Yes, see the second post, the profiles marked "Icache misses (ICACHE.MISSES), before PGO" and "Icache misses (ICACHE.MISSES), after PGO". These are level 1 cache misses. You will see that the functions with high cache miss rate are more or less the same as the functions that execute a lot of instructions. Note however that according to Intel documentation, there is a large skid on those events, so one should not rely too much on the precise location reported.
Can it have anything to do with branch misprediction?

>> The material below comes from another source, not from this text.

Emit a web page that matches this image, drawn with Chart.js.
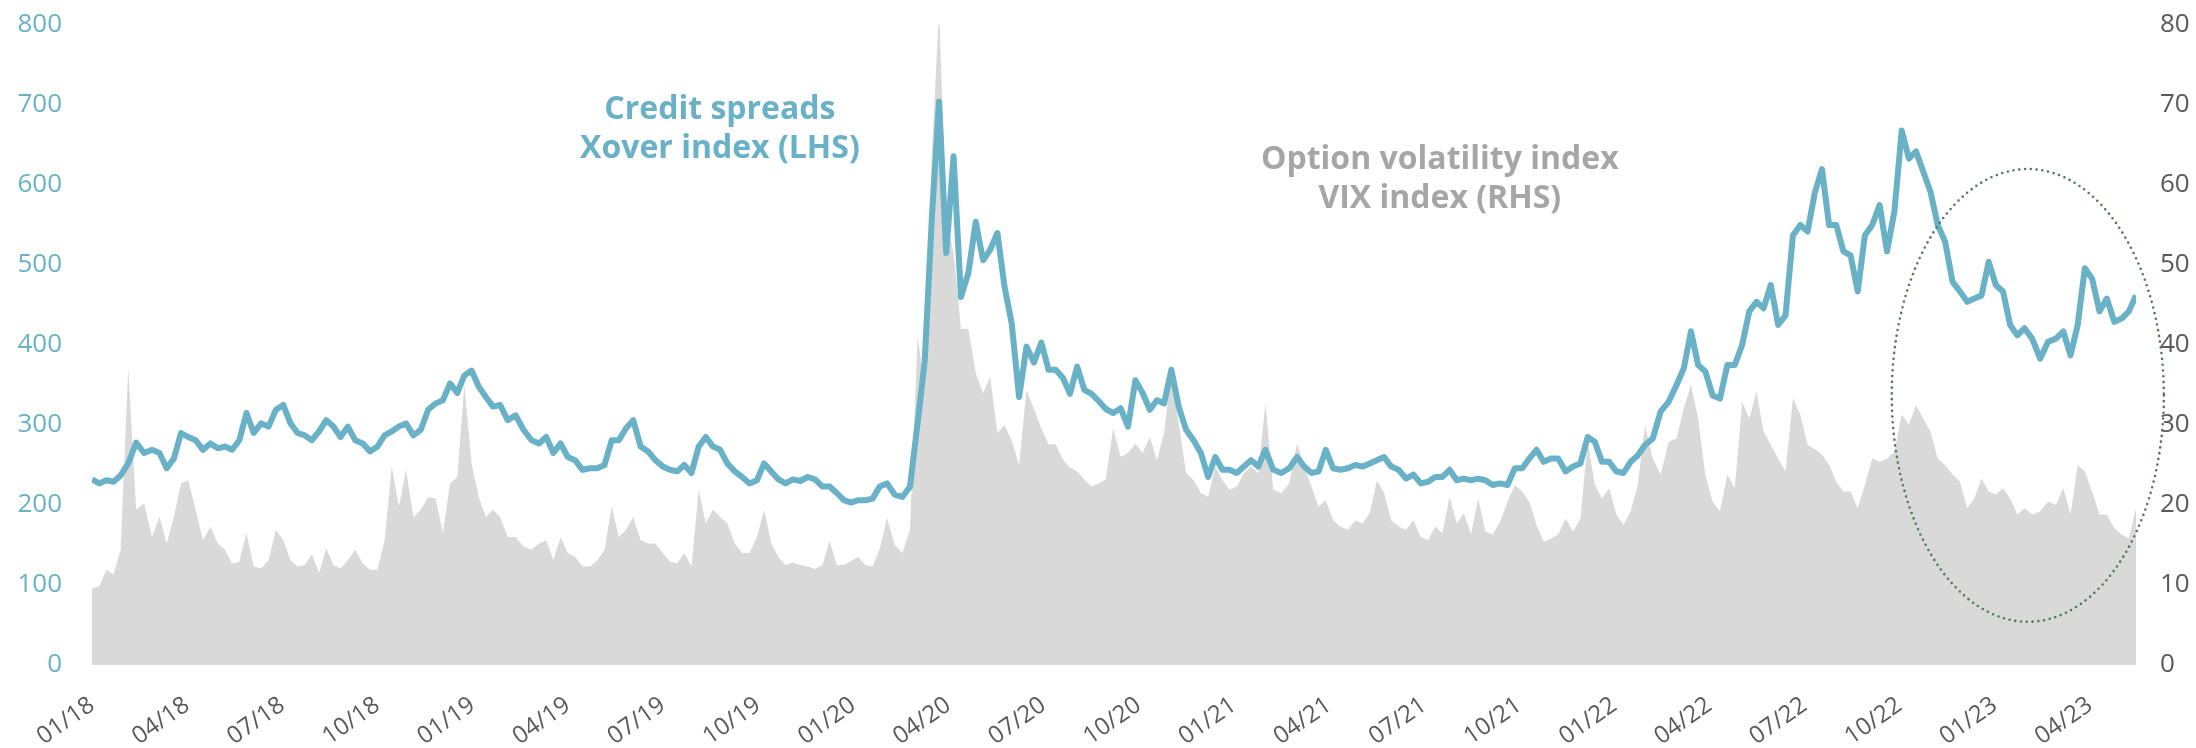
<!DOCTYPE html>
<html>
<head>
<meta charset="utf-8">
<script src="https://cdn.jsdelivr.net/npm/chart.js@4/dist/chart.umd.min.js"></script>
<style>
  html, body { margin: 0; padding: 0; background: #fff; }
  canvas { display: block; }
</style>
</head>
<body>
<canvas id="chart" width="2196" height="748"></canvas>
<script>
// weekly observations, first week starting 2018-01-01
const firstWeek = "2018-01-01";

// Credit spreads, iTraxx Xover (bp, LHS)
const xover = [
  232, 227, 231, 229, 237, 252, 278, 265, 269, 265,
  246, 258, 290, 285, 281, 269, 277, 271, 273, 269,
  281, 315, 290, 302, 298, 319, 325, 302, 290, 287,
  281, 292, 306, 298, 285, 298, 281, 277, 267, 273,
  287, 292, 298, 302, 287, 294, 319, 327, 331, 352,
  340, 362, 368, 348, 335, 323, 325, 306, 312, 294,
  281, 277, 285, 265, 277, 260, 256, 244, 246, 246,
  250, 281, 281, 296, 306, 273, 267, 256, 248, 244,
  242, 250, 240, 273, 285, 273, 269, 252, 242, 235,
  227, 231, 252, 242, 232, 227, 232, 230, 235, 232,
  223, 223, 215, 206, 203, 206, 206, 208, 223, 227,
  213, 210, 223, 302, 380, 560, 704, 515, 636, 460,
  490, 554, 506, 519, 540, 473, 427, 335, 398, 378,
  403, 369, 369, 359, 339, 373, 344, 339, 330, 320,
  315, 321, 298, 356, 340, 319, 331, 327, 369, 323,
  294, 281, 265, 235, 260, 244, 244, 240, 248, 256,
  248, 269, 244, 240, 246, 260, 248, 240, 242, 269,
  246, 244, 246, 250, 248, 252, 256, 260, 248, 244,
  233, 238, 227, 229, 235, 235, 244, 231, 233, 231,
  233, 231, 225, 227, 225, 246, 246, 258, 269, 254,
  258, 258, 242, 248, 252, 285, 279, 254, 254, 242,
  240, 254, 262, 275, 283, 317, 329, 350, 371, 417,
  375, 367, 337, 333, 375, 375, 400, 442, 454, 446,
  475, 425, 437, 537, 550, 542, 590, 620, 550, 550,
  517, 512, 467, 537, 550, 575, 517, 567, 668, 633,
  642, 617, 592, 550, 529, 479, 467, 454, 458, 462,
  504, 475, 467, 425, 412, 421, 408, 383, 404, 408,
  417, 387, 425, 496, 483, 442, 458, 429, 433, 442,
  462
];

// Option volatility, VIX index (RHS)
const vix = [
  9.6, 9.8, 11.9, 11.3, 14.4, 37.1, 19.4, 20.2, 16, 18.5,
  15.2, 18.5, 22.7, 23.1, 19.4, 15.6, 17.3, 15.2, 14.4, 12.7,
  12.9, 16.5, 12.3, 12.1, 13.1, 16.9, 15.6, 13.1, 12.3, 12.5,
  13.8, 11.5, 14.6, 12.5, 12.1, 13.1, 14.4, 12.7, 11.9, 11.9,
  15.6, 24.8, 19.8, 24.4, 18.5, 19.4, 21, 20.8, 16.5, 22.7,
  23.5, 35, 25.2, 21, 18.5, 19.4, 18.5, 16, 16, 14.8,
  14.4, 15.2, 15.6, 13.1, 16, 14, 13.5, 12.3, 12.3, 13.1,
  14.4, 19.8, 16, 16.9, 18.5, 15.6, 15.2, 15.2, 14, 12.9,
  12.7, 14, 12.3, 21.9, 17.7, 19.4, 18.5, 17.7, 15.2, 14,
  14, 16, 19.4, 15.2, 13.5, 12.5, 12.8, 12.5, 12.3, 12,
  12.5, 15.5, 12.5, 12.5, 13, 13.5, 12.5, 12.3, 14.5, 18.4,
  15, 14, 17, 41, 35, 64, 82, 56, 51.5, 42,
  42, 36.5, 34, 36, 29, 30, 28, 25, 34.4, 32,
  29.6, 27.6, 27.6, 25.7, 24.7, 24.2, 23.2, 22.3, 22.7, 23.2,
  29.6, 26, 26.5, 27.7, 26.5, 28.5, 25.6, 29, 36.9, 30.2,
  24, 23.1, 21.5, 21, 24.8, 23.1, 21.9, 22.3, 24, 24.8,
  24, 32.7, 21.9, 21.5, 22.7, 27.7, 24.8, 22.3, 19.8, 20.6,
  18.1, 17.3, 16.9, 18.1, 17.7, 19, 23.1, 21.5, 18.1, 17.3,
  16.9, 18.1, 16, 15.6, 17.3, 16.5, 21, 17.7, 19, 16.3,
  20.8, 16.7, 16.3, 17.9, 20.4, 22.5, 21.7, 20.4, 17.5, 15.4,
  15.8, 16.3, 18.3, 16.7, 18.3, 27.9, 22.5, 20.8, 22.1, 18.8,
  17.5, 19.2, 22.5, 30, 25.8, 23.8, 27.9, 28.3, 32.1, 35,
  30.8, 23.8, 20.4, 19.2, 23.8, 22.1, 32.9, 30.8, 34.2, 29.2,
  27.5, 25.8, 24.2, 33.3, 31.3, 27.5, 27, 26.3, 25, 22.9,
  21.7, 21.7, 19.6, 22.5, 25.8, 25.4, 25.8, 26.7, 31.3, 30,
  32.5, 30.8, 29.2, 25.8, 25, 23.8, 22.9, 19.6, 20.8, 23.3,
  21.7, 21.3, 22.1, 20.8, 18.8, 19.6, 18.8, 19.2, 20.4, 20,
  22.1, 18.8, 25, 24.2, 21.7, 18.8, 18.8, 17.1, 16.3, 15.8,
  19.6
];

const leftTicks = [0, 800, 100];   // min, max, step (bp)
const rightTicks = [0, 80, 10];    // min, max, step (VIX)

// text labels placed in data units: x in months since 01/18, y on the given axis
const notes = [
  { lines: ["Credit spreads", "Xover index (LHS)"], x: 19.8, y: 694, axis: "y", color: "#68b1c7" },
  { lines: ["Option volatility index", "VIX index (RHS)"], x: 42.5, y: 63.1, axis: "y1", color: "#a6a6a6" },
];
// dotted ellipse marking the recent period: centre and radii in data units (RHS)
const highlight = { x: 61.04, y: 33.7, rx: 4.29, ry: 28.3 };

const TEAL = "#68b1c7";
const GREY_TXT = "#595959";

// week -> months since Jan 2018
function monthsOf(i) {
  const d = new Date(firstWeek + "T00:00:00Z");
  d.setUTCDate(d.getUTCDate() + 7 * i);
  const y = d.getUTCFullYear(), m = d.getUTCMonth();
  const dim = new Date(Date.UTC(y, m + 1, 0)).getUTCDate();
  return (y - 2018) * 12 + m + (d.getUTCDate() - 1) / dim;
}

function tickLabel(v) {
  const m = (v % 12) + 1;
  const yy = 18 + Math.floor(v / 12);
  return `${String(m).padStart(2, "0")}/${yy}`;
}

// fixed axis box sizes, so the plot area sits where it does in the original
function fixWidth(w) {
  return (scale) => {
    scale.width = w;
    scale.paddingTop = 15;
    scale.paddingBottom = 15;
  };
}

const notesPlugin = {
  id: "notes",
  afterDatasetsDraw(chart) {
    const { ctx, scales } = chart;
    ctx.save();
    ctx.font = 'bold 32px "Open Sans"';
    ctx.textAlign = "center";
    ctx.textBaseline = "middle";
    notes.forEach((n) => {
      const px = scales.x.getPixelForValue(n.x);
      const py = scales[n.axis].getPixelForValue(n.y);
      ctx.fillStyle = n.color;
      n.lines.forEach((t, i) => ctx.fillText(t, px, py + i * 39));
    });

    const cx = scales.x.getPixelForValue(highlight.x);
    const cy = scales.y1.getPixelForValue(highlight.y);
    const rx = scales.x.getPixelForValue(highlight.x + highlight.rx) - cx;
    const ry = cy - scales.y1.getPixelForValue(highlight.y + highlight.ry);
    ctx.beginPath();
    ctx.ellipse(cx, cy, rx, ry, 0, 0, Math.PI * 2);
    ctx.strokeStyle = "#4f7a5a";
    ctx.lineWidth = 2.6;
    ctx.lineCap = "round";
    ctx.setLineDash([0, 5.8]);
    ctx.stroke();
    ctx.restore();
  },
};

function buildChart() {
  const xs = xover.map((_, i) => monthsOf(i));
  const ctx = document.getElementById("chart").getContext("2d");

  new Chart(ctx, {
    type: "line",
    data: {
      datasets: [
        {
          label: "Xover",
          data: xover.map((v, i) => ({ x: xs[i], y: v })),
          yAxisID: "y",
          borderColor: TEAL,
          borderWidth: 6,
          pointRadius: 0,
          fill: false,
          tension: 0,
          borderJoinStyle: "round",
          order: 0,
        },
        {
          label: "VIX",
          data: vix.map((v, i) => ({ x: xs[i], y: v })),
          yAxisID: "y1",
          borderWidth: 0,
          backgroundColor: "#d9d9d9",
          pointRadius: 0,
          fill: "origin",
          tension: 0,
          order: 1,
        },
      ],
    },
    options: {
      responsive: false,
      animation: false,
      devicePixelRatio: 1,
      layout: { padding: { top: 25, left: 0, right: 0, bottom: 0 } },
      plugins: { legend: { display: false }, tooltip: { enabled: false } },
      scales: {
        x: {
          type: "linear",
          min: 0,
          max: xs[xs.length - 1],
          grid: { display: false, drawTicks: false },
          border: { display: false },
          afterBuildTicks: (scale) => {
            const t = [];
            for (let v = 0; v <= scale.max; v += 3) t.push({ value: v });
            scale.ticks = t;
          },
          afterFit: (scale) => { scale.height = 83; },
          ticks: {
            autoSkip: false,
            minRotation: 35,
            maxRotation: 35,
            padding: 26,
            color: GREY_TXT,
            font: { family: "Open Sans", size: 24 },
            callback: (v) => tickLabel(v),
          },
        },
        y: {
          position: "left",
          min: leftTicks[0],
          max: leftTicks[1],
          grid: { display: false, drawTicks: false },
          border: { display: false },
          afterFit: fixWidth(92),
          ticks: {
            stepSize: leftTicks[2],
            padding: 30,
            color: TEAL,
            font: { family: "Open Sans", size: 26 },
          },
        },
        y1: {
          position: "right",
          min: rightTicks[0],
          max: rightTicks[1],
          grid: { display: false, drawTicks: false },
          border: { display: false },
          afterFit: fixWidth(60),
          ticks: {
            stepSize: rightTicks[2],
            padding: 24,
            color: GREY_TXT,
            font: { family: "Open Sans", size: 26 },
          },
        },
      },
    },
    plugins: [notesPlugin],
  });
}

document.addEventListener("DOMContentLoaded", buildChart);
</script>
</body>
</html>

If you look at the same post, you will see profiles for BR_MISP_RETIRED.ALL_BRANCHES_PS. This is a precise event, so it points directly to the instruction after the mispredicted branch. We do get 12% or so less mispredictions, so it has some effect. In comparison, we get 23% fewer icache misses. Note that the main source of branch misprediction is frequently called shared library functions (due to the indirect jump in PLT), and virtual function calls. This suggests that the problem here is that the sheer number of branches executed causes eviction of otherwise correctly predicted branches. We are simply executing too much code per request for the CPU to handle efficiently, a common thing in server applications. Another improvement that I noticed is in make_join_statistics(). PGO uses calls to optimised memset() and memcpy() functions for large structure memory writes, instead of byte-by-byte "rep movsb" sequences. There are probably many small improvements that contribute to the overall speedup spread out over the code, it is hard to determine precisely with such a large code base. The reason I mention icache misses in particular is that 1. The performance counter measurements pre-PGO clearly shows that icache miss rate is the main bottleneck in the CPU. 2. PGO is well suited to reducing icache misses. 3. Indeed, measurements post-PGO show a significant reduction in icache misses. - Kristian.